• **Exercise prompt**:
Starting with the first line of the data below, copy each line up to and including the one containing "1.07e-6, 5.5e-8, 1e-8]". Pictures stay out.

• **Listed entries**:
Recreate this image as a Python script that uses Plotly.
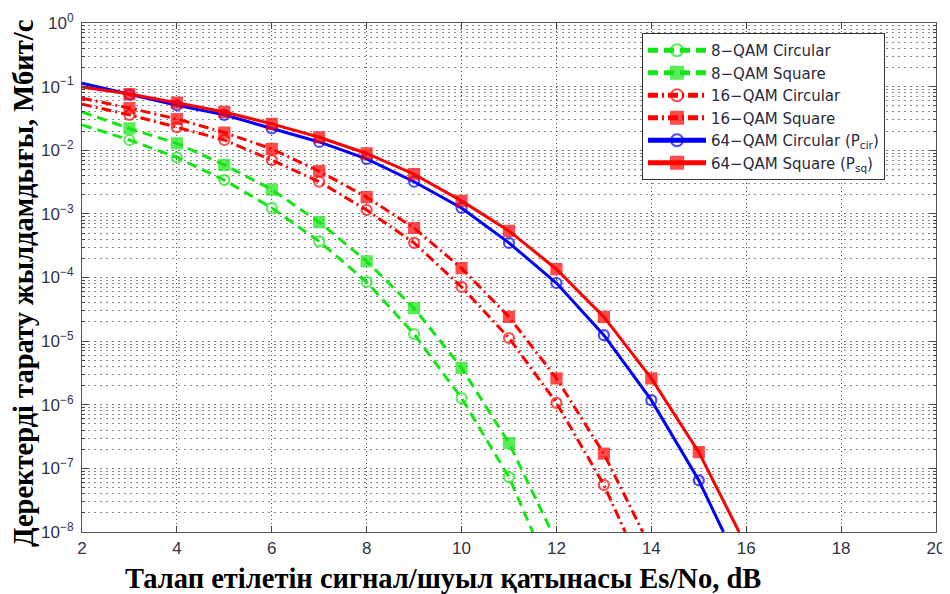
import plotly.graph_objects as go

# ---------------- data ----------------
snr_c8 = [2, 3, 4, 5, 6, 7, 8, 9, 10, 11, 11.5]
ber_c8 = [0.025, 0.0145, 0.0077, 0.0034, 0.00124, 3.7e-4, 8.5e-5, 1.29e-5, 1.27e-6, 7.3e-8, 1e-8]

snr_s8 = [2, 3, 4, 5, 6, 7, 8, 9, 10, 11, 11.9]
ber_s8 = [0.040, 0.022, 0.0128, 0.0059, 0.0024, 7.4e-4, 1.8e-4, 3.3e-5, 3.8e-6, 2.5e-7, 1e-8]

snr_c16 = [2, 3, 4, 5, 6, 7, 8, 9, 10, 11, 12, 13, 13.45]
ber_c16 = [0.053, 0.036, 0.023, 0.0145, 0.0070, 0.0032, 1.15e-3, 3.5e-4, 7.1e-5, 1.12e-5, 1.07e-6, 5.5e-8, 1e-8]

snr_s16 = [2, 3, 4, 5, 6, 7, 8, 9, 10, 11, 12, 13, 13.82]
ber_s16 = [0.066, 0.046, 0.031, 0.019, 0.0105, 0.0047, 1.83e-3, 6.0e-4, 1.4e-4, 2.4e-5, 2.6e-6, 1.7e-7, 1e-8]

snr_c64 = [2, 3, 4, 5, 6, 7, 8, 9, 10, 11, 12, 13, 14, 15, 15.52]
ber_c64 = [0.113, 0.075, 0.051, 0.036, 0.022, 0.0135, 0.0073, 0.0032, 1.24e-3, 3.5e-4, 8.2e-5,
           1.24e-5, 1.18e-6, 6.5e-8, 1e-8]

snr_s64 = [2, 3, 4, 5, 6, 7, 8, 9, 10, 11, 12, 13, 14, 15, 15.85]
ber_s64 = [0.099, 0.0765, 0.056, 0.040, 0.026, 0.016, 0.0089, 0.0042, 1.6e-3, 5.4e-4, 1.35e-4,
           2.4e-5, 2.6e-6, 1.8e-7, 1e-8]

series_names = ["8−QAM Circular", "8−QAM Square", "16−QAM Circular", "16−QAM Square",
                "64−QAM Circular (P<sub>cir</sub>)", "64−QAM Square (P<sub>sq</sub>)"]

x_tick_vals = [2, 4, 6, 8, 10, 12, 14, 16, 18, 20]
y_tick_vals = [1, 1e-1, 1e-2, 1e-3, 1e-4, 1e-5, 1e-6, 1e-7, 1e-8]
y_tick_text = ["10<sup>0</sup>", "10<sup>−1</sup>", "10<sup>−2</sup>", "10<sup>−3</sup>",
               "10<sup>−4</sup>", "10<sup>−5</sup>", "10<sup>−6</sup>", "10<sup>−7</sup>",
               "10<sup>−8</sup>"]

x_title = "Талап етілетін сигнал/шуыл қатынасы Es/No, dB"
y_title = "Деректерді тарату жылдамдығы, Мбит/с"

# ---------------- styles ----------------
GREEN = "#14e614"
RED = "#ff0000"
BLUE = "#0000ff"

styles = [
    dict(color=GREEN, dash="10px,6px", symbol="circle-open"),
    dict(color=GREEN, dash="10px,6px", symbol="square"),
    dict(color=RED, dash="10px,4px,2px,4px", symbol="circle-open"),
    dict(color=RED, dash="10px,4px,2px,4px", symbol="square"),
    dict(color=BLUE, dash="solid", symbol="circle-open"),
    dict(color=RED, dash="solid", symbol="square"),
]

data = [(snr_c8, ber_c8), (snr_s8, ber_s8), (snr_c16, ber_c16),
        (snr_s16, ber_s16), (snr_c64, ber_c64), (snr_s64, ber_s64)]

fig = go.Figure()
for (xs, ys), name, st in zip(data, series_names, styles):
    n = len(xs)
    sizes = [0] + [10] * (n - 2) + [0]   # no marker on the edge points
    fig.add_trace(go.Scatter(
        x=xs, y=ys, name=name, mode="lines+markers",
        line=dict(color=st["color"], width=3, dash=st["dash"]),
        marker=dict(symbol=st["symbol"], size=sizes, color=st["color"],
                    line=dict(color=st["color"], width=2.2)),
        cliponaxis=True,
    ))

# The page places the figure 8px from the top-left corner (default body margin),
# so the figure is 8px smaller and the margins are shifted accordingly.
# Plot area on screen: x 82..936, y 23..532.
TICKFONT = dict(family="Liberation Sans, Arial, sans-serif", size=17, color="#333344")
fig.update_layout(
    width=942, height=586,
    margin=dict(l=74, r=14, t=15, b=62, autoexpand=False),
    paper_bgcolor="white", plot_bgcolor="white",
    showlegend=True,
    legend=dict(
        x=(642 - 82) / 854, y=(532 - 33) / 509, xanchor="left", yanchor="top",
        bgcolor="white", bordercolor="#333333", borderwidth=1,
        font=dict(family="DejaVu Sans, Liberation Sans, sans-serif", size=15, color="#2a2a3a"),
        itemsizing="constant", itemwidth=58, tracegroupgap=0,
    ),
    font=dict(family="Liberation Sans, Arial, sans-serif", size=15, color="#333344"),
)

fig.update_xaxes(
    range=[2, 20], tickvals=x_tick_vals, ticktext=[str(v) for v in x_tick_vals],
    showgrid=True, gridcolor="#555555", griddash="1px,3px", gridwidth=1,
    ticks="inside", ticklen=6, tickcolor="#444", tickwidth=1,
    showline=True, linecolor="#555", linewidth=1.2, mirror="ticks",
    zeroline=False, tickfont=TICKFONT, automargin=False,
)
fig.update_yaxes(
    type="log", range=[-8, 0], tickmode="array", tickvals=y_tick_vals, ticktext=y_tick_text,
    showgrid=True, gridcolor="#7a7a7a", griddash="2px,4px", gridwidth=1,
    ticks="inside", ticklen=6, tickcolor="#444", tickwidth=1,
    showline=True, linecolor="#555", linewidth=1.2, mirror="ticks",
    zeroline=False, tickfont=TICKFONT, ticklabelstandoff=4, automargin=False,
    minor=dict(dtick="D1", showgrid=True, gridcolor="#8a8a8a", griddash="2px,4px",
               gridwidth=1, ticks="inside", ticklen=3, tickcolor="#444"),
)

fig.add_annotation(
    text="<b>" + x_title + "</b>", xref="paper", yref="paper",
    x=(443 - 82) / 854, y=-46 / 509, xanchor="center", yanchor="middle",
    showarrow=False, font=dict(family="Liberation Serif, Times New Roman, serif", size=28.5, color="black"),
)
fig.add_annotation(
    text="<b>" + y_title + "</b>", xref="paper", yref="paper",
    x=(23 - 82) / 854, y=(532 - 284) / 509, xanchor="center", yanchor="middle",
    textangle=-90, showarrow=False,
    font=dict(family="Liberation Serif, Times New Roman, serif", size=28.5, color="black"),
)

fig.write_html("out.html")
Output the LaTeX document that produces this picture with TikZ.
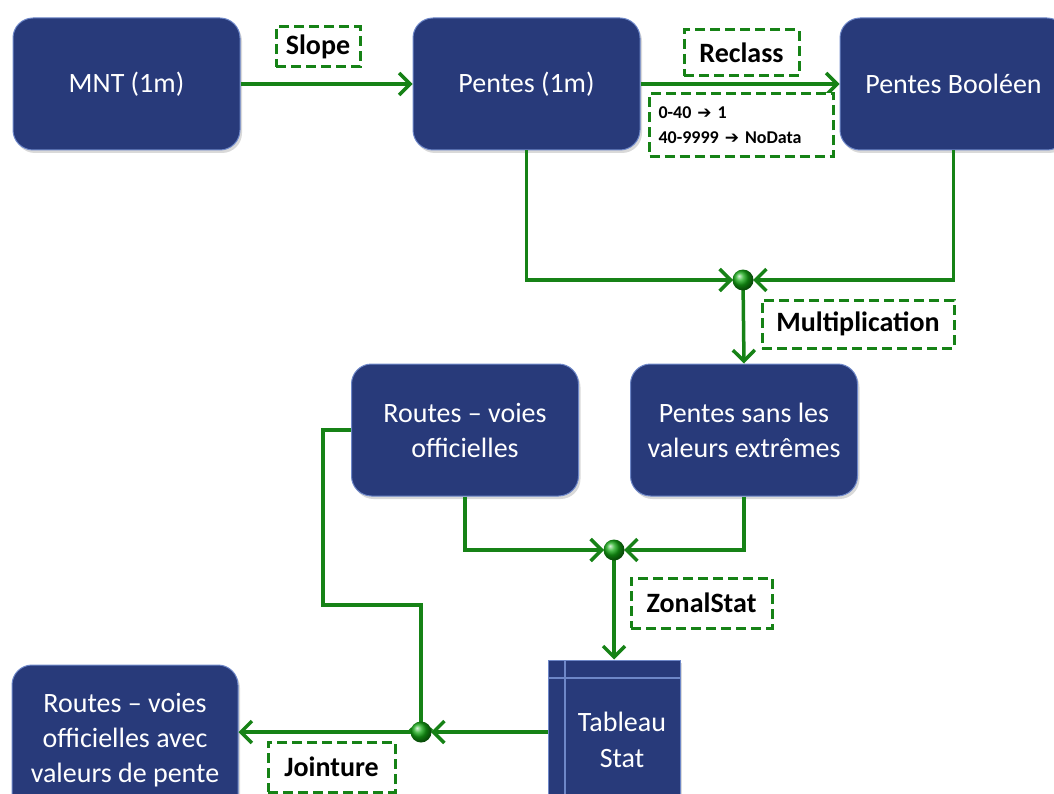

• **Exercise result**:
Recreate this image as a Python script that uses Plotly.
import plotly.graph_objects as go

# ---------------- data ----------------
snr_c8 = [2, 3, 4, 5, 6, 7, 8, 9, 10, 11, 11.5]
ber_c8 = [0.025, 0.0145, 0.0077, 0.0034, 0.00124, 3.7e-4, 8.5e-5, 1.29e-5, 1.27e-6, 7.3e-8, 1e-8]

snr_s8 = [2, 3, 4, 5, 6, 7, 8, 9, 10, 11, 11.9]
ber_s8 = [0.040, 0.022, 0.0128, 0.0059, 0.0024, 7.4e-4, 1.8e-4, 3.3e-5, 3.8e-6, 2.5e-7, 1e-8]

snr_c16 = [2, 3, 4, 5, 6, 7, 8, 9, 10, 11, 12, 13, 13.45]
ber_c16 = [0.053, 0.036, 0.023, 0.0145, 0.0070, 0.0032, 1.15e-3, 3.5e-4, 7.1e-5, 1.12e-5, 1.07e-6, 5.5e-8, 1e-8]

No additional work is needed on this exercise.